Question: Hi.

Just recently my hard drive has died. It’s an HDD i use for my steam games. I noticed Steam wasn’t responding and I tried to exit by right clicking on the icon and clicking ‘Exit Steam’.
As that didn’t work I went to task manager and ended the processes.

Trying to boot up Steam I got:

“The drive or network connection that the shortcut ‘Steam Client Bootstrapper’ refers to is unavailable. Make sure that the disk is properly inserted or the network resource is available, and then try again.”

Turned off PC and checked hard drive plugs and sockets, all are in and where they should be.

I looked in Disk Management and the drive is not missing. I believe it’s dead.

Are there any other ways I could go about testing to see if it’s really dead or just really good at hiding…

Thank you!

Answer:

I’m sure this is a bigger reply than expected.

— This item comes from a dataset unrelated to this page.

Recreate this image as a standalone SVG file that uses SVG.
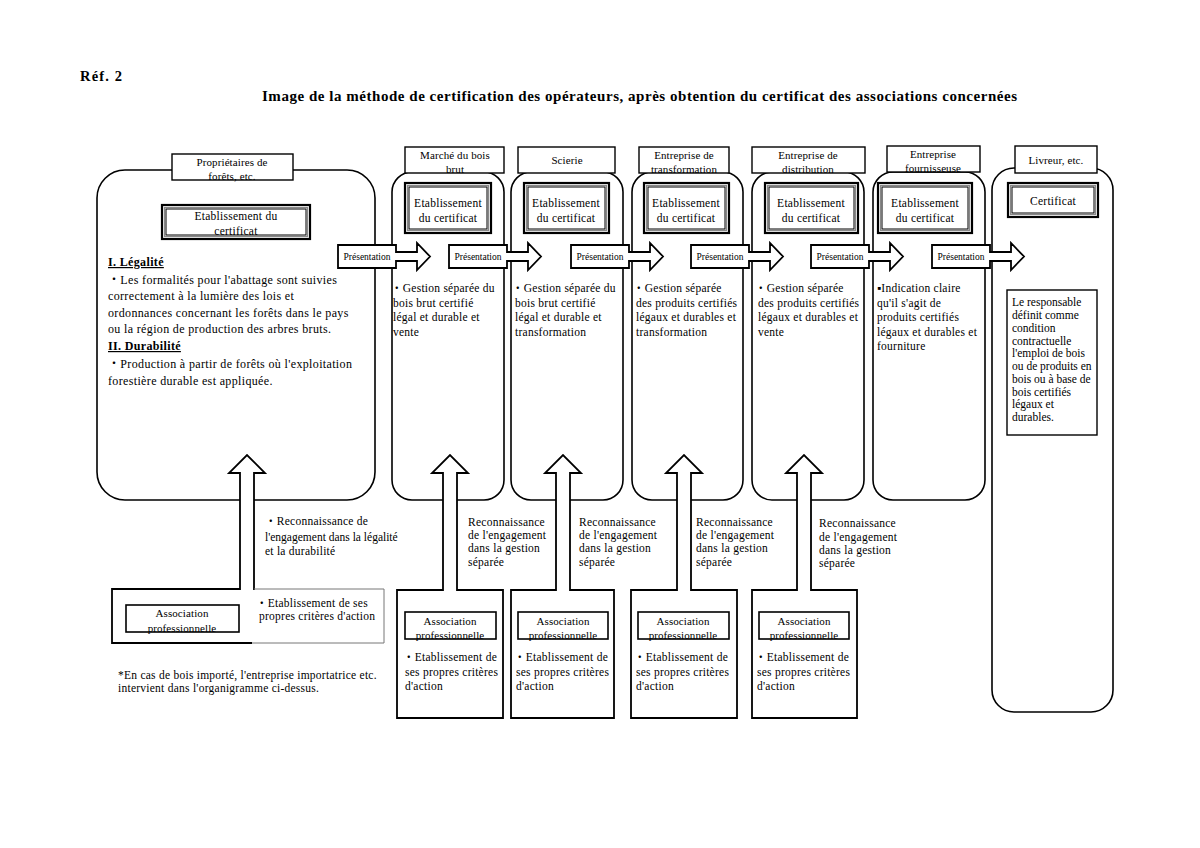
<svg xmlns="http://www.w3.org/2000/svg" width="1200" height="848" viewBox="0 0 1200 848">
<style>
text{font-family:"Liberation Serif","Noto Sans CJK JP",serif;fill:#000}
.t{font-size:12px;letter-spacing:0.35px}
.s{font-size:11.5px;letter-spacing:0.25px}
.n{font-size:11.5px;letter-spacing:0}
.h{font-size:11px;letter-spacing:0.1px}
.p{font-size:9.5px}
.b{font-weight:bold}
.u{text-decoration:underline}
.ttl{font-size:15px;font-weight:bold}
.col{fill:#fff;stroke:#000;stroke-width:1.6}
.hdr{fill:#fff;stroke:#000;stroke-width:1.4}
.e1{fill:#fff;stroke:#000;stroke-width:2.2}
.e2{fill:none;stroke:#888;stroke-width:1.2}
.e3{fill:none;stroke:#000;stroke-width:1}
.arr{fill:#fff;stroke:#000;stroke-width:1.8;stroke-linejoin:miter}
.ab{fill:none;stroke:#000;stroke-width:1.8}
.abt{fill:none;stroke:#777;stroke-width:1}
.ib{fill:#fff;stroke:#000;stroke-width:1.6}
.c{text-anchor:middle}
</style>
<rect width="1200" height="848" fill="#fff"/>
<text x="80" y="81" class="b" style="font-size:14.5px" textLength="42" lengthAdjust="spacing">Réf. 2</text>
<text x="262" y="101" class="ttl" textLength="755" lengthAdjust="spacing">Image de la méthode de certification des opérateurs, après obtention du certificat des associations concernées</text>

<!-- Node: forest owners -->
<g id="owners">
<rect x="97" y="170" width="278" height="330" rx="28" class="col"/>
<rect x="172" y="154" width="121" height="26" class="hdr"/>
<text x="232" y="166" class="h c">Propriétaires de</text>
<text x="232" y="180" class="h c">forêts, etc.</text>
<rect x="162" y="205" width="148" height="34" class="e1"/><rect x="164.5" y="207.5" width="143" height="29" class="e2"/><rect x="166" y="209" width="140" height="26" class="e3"/>
<text x="236" y="220" class="s c">Etablissement du</text>
<text x="236" y="235" class="s c">certificat</text>
<text x="108" y="266" class="t b u">I. Légalité</text>
<text x="108" y="284" class="t">・Les formalités pour l'abattage sont suivies</text>
<text x="108" y="300" class="t">correctement à la lumière des lois et</text>
<text x="108" y="317" class="t">ordonnances concernant les forêts dans le pays</text>
<text x="108" y="333" class="t">ou la région de production des arbres bruts.</text>
<text x="108" y="350" class="t b u">II. Durabilité</text>
<text x="108" y="368" class="t">・Production à partir de forêts où l'exploitation</text>
<text x="108" y="385" class="t">forestière durable est appliquée.</text>
</g>

<!-- Node: raw wood market -->
<g id="marche">
<rect x="392" y="172" width="112" height="328" rx="20" class="col"/>
<rect x="405" y="147" width="99" height="26" class="hdr"/>
<text x="455" y="159" class="h c">Marché du bois</text>
<text x="455" y="173" class="h c">brut</text>
<rect x="405" y="183" width="86" height="50" class="e1"/><rect x="407.5" y="185.5" width="81" height="45" class="e2"/><rect x="409" y="187" width="78" height="42" class="e3"/>
<text x="448" y="207" class="s c">Etablissement</text>
<text x="448" y="222" class="s c">du certificat</text>
<text x="391" y="292" class="s">・Gestion séparée du</text>
<text x="393" y="307" class="s">bois brut certifié</text>
<text x="393" y="321" class="s">légal et durable et</text>
<text x="393" y="336" class="s">vente</text>
</g>

<!-- Node: sawmill -->
<g id="scierie">
<rect x="511" y="172" width="112" height="328" rx="20" class="col"/>
<rect x="518" y="147" width="97" height="26" class="hdr"/>
<text x="567" y="164" class="h c">Scierie</text>
<rect x="524" y="183" width="85" height="50" class="e1"/><rect x="526.5" y="185.5" width="80" height="45" class="e2"/><rect x="528" y="187" width="77" height="42" class="e3"/>
<text x="566" y="207" class="s c">Etablissement</text>
<text x="566" y="222" class="s c">du certificat</text>
<text x="512" y="292" class="s">・Gestion séparée du</text>
<text x="515" y="307" class="s">bois brut certifié</text>
<text x="515" y="321" class="s">légal et durable et</text>
<text x="515" y="336" class="s">transformation</text>
</g>

<!-- Node: processing -->
<g id="transformation">
<rect x="632" y="172" width="111" height="328" rx="20" class="col"/>
<rect x="639" y="147" width="90" height="26" class="hdr"/>
<text x="684" y="159" class="h c">Entreprise de</text>
<text x="684" y="173" class="h c">transformation</text>
<rect x="644" y="183" width="85" height="50" class="e1"/><rect x="646.5" y="185.5" width="80" height="45" class="e2"/><rect x="648" y="187" width="77" height="42" class="e3"/>
<text x="686" y="207" class="s c">Etablissement</text>
<text x="686" y="222" class="s c">du certificat</text>
<text x="633" y="292" class="s">・Gestion séparée</text>
<text x="636" y="307" class="s">des produits certifiés</text>
<text x="636" y="321" class="s">légaux et durables et</text>
<text x="636" y="336" class="s">transformation</text>
</g>

<!-- Node: distribution -->
<g id="distribution">
<rect x="752" y="172" width="112" height="328" rx="20" class="col"/>
<rect x="752" y="147" width="113" height="26" class="hdr"/>
<text x="808" y="159" class="h c">Entreprise de</text>
<text x="808" y="173" class="h c">distribution</text>
<rect x="765" y="183" width="93" height="50" class="e1"/><rect x="767.5" y="185.5" width="88" height="45" class="e2"/><rect x="769" y="187" width="85" height="42" class="e3"/>
<text x="811" y="207" class="s c">Etablissement</text>
<text x="811" y="222" class="s c">du certificat</text>
<text x="755" y="292" class="s">・Gestion séparée</text>
<text x="758" y="307" class="s">des produits certifiés</text>
<text x="758" y="321" class="s">légaux et durables et</text>
<text x="758" y="336" class="s">vente</text>
</g>

<!-- Node: supplier -->
<g id="fournisseuse">
<rect x="873" y="172" width="112" height="328" rx="20" class="col"/>
<rect x="887" y="146" width="93" height="26" class="hdr"/>
<text x="933" y="158" class="h c">Entreprise</text>
<text x="933" y="172" class="h c">fournisseuse</text>
<rect x="878" y="183" width="94" height="50" class="e1"/><rect x="880.5" y="185.5" width="89" height="45" class="e2"/><rect x="882" y="187" width="86" height="42" class="e3"/>
<text x="925" y="207" class="s c">Etablissement</text>
<text x="925" y="222" class="s c">du certificat</text>
<text x="877" y="292" class="s">▪Indication claire</text>
<text x="877" y="307" class="s">qu'il s'agit de</text>
<text x="877" y="321" class="s">produits certifiés</text>
<text x="877" y="336" class="s">légaux et durables et</text>
<text x="877" y="350" class="s">fourniture</text>
</g>

<!-- Node: deliverer -->
<g id="livreur">
<rect x="992" y="168" width="121" height="544" rx="22" class="col"/>
<rect x="1015" y="146" width="82" height="27" class="hdr"/>
<text x="1056" y="164" class="h c">Livreur, etc.</text>
<rect x="1008" y="183" width="90" height="34" class="e1"/><rect x="1010.5" y="185.5" width="85" height="29" class="e2"/><rect x="1012" y="187" width="82" height="26" class="e3"/>
<text x="1053" y="205" class="s c">Certificat</text>
<rect x="1007" y="290" width="90" height="145" class="hdr"/>
<text x="1012" y="306" class="n">Le responsable</text>
<text x="1012" y="319" class="n">définit comme</text>
<text x="1012" y="332" class="n">condition</text>
<text x="1012" y="345" class="n">contractuelle</text>
<text x="1012" y="357" class="n">l'emploi de bois</text>
<text x="1012" y="370" class="n">ou de produits en</text>
<text x="1012" y="383" class="n">bois ou à base de</text>
<text x="1012" y="396" class="n">bois certifiés</text>
<text x="1012" y="408" class="n">légaux et</text>
<text x="1012" y="421" class="n">durables.</text>
</g>

<!-- Connectors -->
<g id="connectors">
<g id="presentations">
<path class="arr" d="M338,245 H396 V252 H417 V243 L430,256.5 L417,270 V261 H396 V268 H338 Z"/>
<text x="367" y="259.5" class="p c">Présentation</text>
<path class="arr" d="M449,245 H507 V252 H528 V243 L541,256.5 L528,270 V261 H507 V268 H449 Z"/>
<text x="478" y="259.5" class="p c">Présentation</text>
<path class="arr" d="M571,245 H629 V252 H650 V243 L663,256.5 L650,270 V261 H629 V268 H571 Z"/>
<text x="600" y="259.5" class="p c">Présentation</text>
<path class="arr" d="M691,245 H749 V252 H770 V243 L783,256.5 L770,270 V261 H749 V268 H691 Z"/>
<text x="720" y="259.5" class="p c">Présentation</text>
<path class="arr" d="M811,245 H869 V252 H890 V243 L903,256.5 L890,270 V261 H869 V268 H811 Z"/>
<text x="840" y="259.5" class="p c">Présentation</text>
<path class="arr" d="M932,245 H990 V252 H1011 V243 L1024,256.5 L1011,270 V261 H990 V268 H932 Z"/>
<text x="961" y="259.5" class="p c">Présentation</text>
</g>
<g id="recognitions">
<path class="arr" d="M240,590 V473 H229 L247,455 L265,473 H254 V590"/>
<path class="arr" d="M443,591 V473 H432 L450,455 L468,473 H457 V591"/>
<path class="arr" d="M556,591 V473 H545 L563,455 L581,473 H570 V591"/>
<path class="arr" d="M677,591 V473 H666 L684,455 L702,473 H691 V591"/>
<path class="arr" d="M797,591 V473 H786 L804,455 L822,473 H811 V591"/>
</g>
<text x="265" y="525" class="s">・Reconnaissance de</text>
<text x="265" y="541" class="n">l'engagement dans la légalité</text>
<text x="265" y="555" class="s">et la durabilité</text>
<text x="468" y="526" class="s">Reconnaissance</text>
<text x="468" y="539" class="s">de l'engagement</text>
<text x="468" y="552" class="s">dans la gestion</text>
<text x="468" y="566" class="s">séparée</text>
<text x="579" y="526" class="s">Reconnaissance</text>
<text x="579" y="539" class="s">de l'engagement</text>
<text x="579" y="552" class="s">dans la gestion</text>
<text x="579" y="566" class="s">séparée</text>
<text x="696" y="526" class="s">Reconnaissance</text>
<text x="696" y="539" class="s">de l'engagement</text>
<text x="696" y="552" class="s">dans la gestion</text>
<text x="696" y="566" class="s">séparée</text>
<text x="819" y="527" class="s">Reconnaissance</text>
<text x="819" y="541" class="s">de l'engagement</text>
<text x="819" y="554" class="s">dans la gestion</text>
<text x="819" y="567" class="s">séparée</text>
</g>

<!-- Associations -->
<g id="assoc-owners">
<path class="ab" d="M240,589 H112 V643 H252"/>
<path class="abt" d="M254,589 H384 V643 H252"/>
<rect x="126" y="605" width="113" height="27" class="ib"/>
<text x="182" y="617" class="h c">Association</text>
<text x="182" y="632" class="h c">professionnelle</text>
<text x="256" y="607" class="s">・Etablissement de ses</text>
<text x="259" y="620" class="s">propres critères d'action</text>
</g>
<g id="assoc-marche">
<path class="ab" d="M443,590 H397 V718 H503 V590 H457"/>
<rect x="405" y="612" width="91" height="27" class="ib"/>
<text x="450" y="625" class="h c">Association</text>
<text x="450" y="639" class="h c">professionnelle</text>
<text x="403" y="661" class="s">・Etablissement de</text>
<text x="405" y="676" class="s">ses propres critères</text>
<text x="405" y="690" class="s">d'action</text>
</g>
<g id="assoc-scierie">
<path class="ab" d="M556,590 H511 V718 H614 V590 H570"/>
<rect x="518" y="612" width="90" height="27" class="ib"/>
<text x="563" y="625" class="h c">Association</text>
<text x="563" y="639" class="h c">professionnelle</text>
<text x="514" y="661" class="s">・Etablissement de</text>
<text x="516" y="676" class="s">ses propres critères</text>
<text x="516" y="690" class="s">d'action</text>
</g>
<g id="assoc-transformation">
<path class="ab" d="M677,590 H631 V718 H737 V590 H691"/>
<rect x="638" y="612" width="91" height="27" class="ib"/>
<text x="683" y="625" class="h c">Association</text>
<text x="683" y="639" class="h c">professionnelle</text>
<text x="634" y="661" class="s">・Etablissement de</text>
<text x="636" y="676" class="s">ses propres critères</text>
<text x="636" y="690" class="s">d'action</text>
</g>
<g id="assoc-distribution">
<path class="ab" d="M797,590 H752 V718 H857 V590 H811"/>
<rect x="759" y="612" width="90" height="27" class="ib"/>
<text x="804" y="625" class="h c">Association</text>
<text x="804" y="639" class="h c">professionnelle</text>
<text x="755" y="661" class="s">・Etablissement de</text>
<text x="757" y="676" class="s">ses propres critères</text>
<text x="757" y="690" class="s">d'action</text>
</g>

<text x="118" y="679" class="s">*En cas de bois importé, l'entreprise importatrice etc.</text>
<text x="118" y="692" class="s">intervient dans l'organigramme ci-dessus.</text>
</svg>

Additional help would be greatly appreciated. Thank you!

I always operate on the premise that any individual drive may physically die in the next 0.25 sec.
Because I’ve had it happen.

Software reporting 99% health left, or 2% left…that may an indicator, nothing more. Don’t take that report as gospel.
I’ve had seemingly perfect drives die completely, go from perfect to dead in 36 hours, 3TB WD Green HDD, 5 weeks off the store shelf.
Or an SSD (SanDisk UltraII) die somewhere in between turning the system off and 5 minutes later turning it back on.

Why did they die? Dunno, and mostly don’t care.
The WD was obviously still under warranty, free replacement.
The Sandisk SSD was 33 days past the 3 year warranty, but Sandisk gave me a new one anyway. I knew it, they knew it, they did me a solid.

In both cases, 0% data was lost, due to proactive backups.

The drives are physical and electronic devices. Sometimes they fail.
“Fixing” or discovering why would simply be an interest investigation.

At no point should your data be at risk simply because it lives on a single storage device. No matter what type or how old.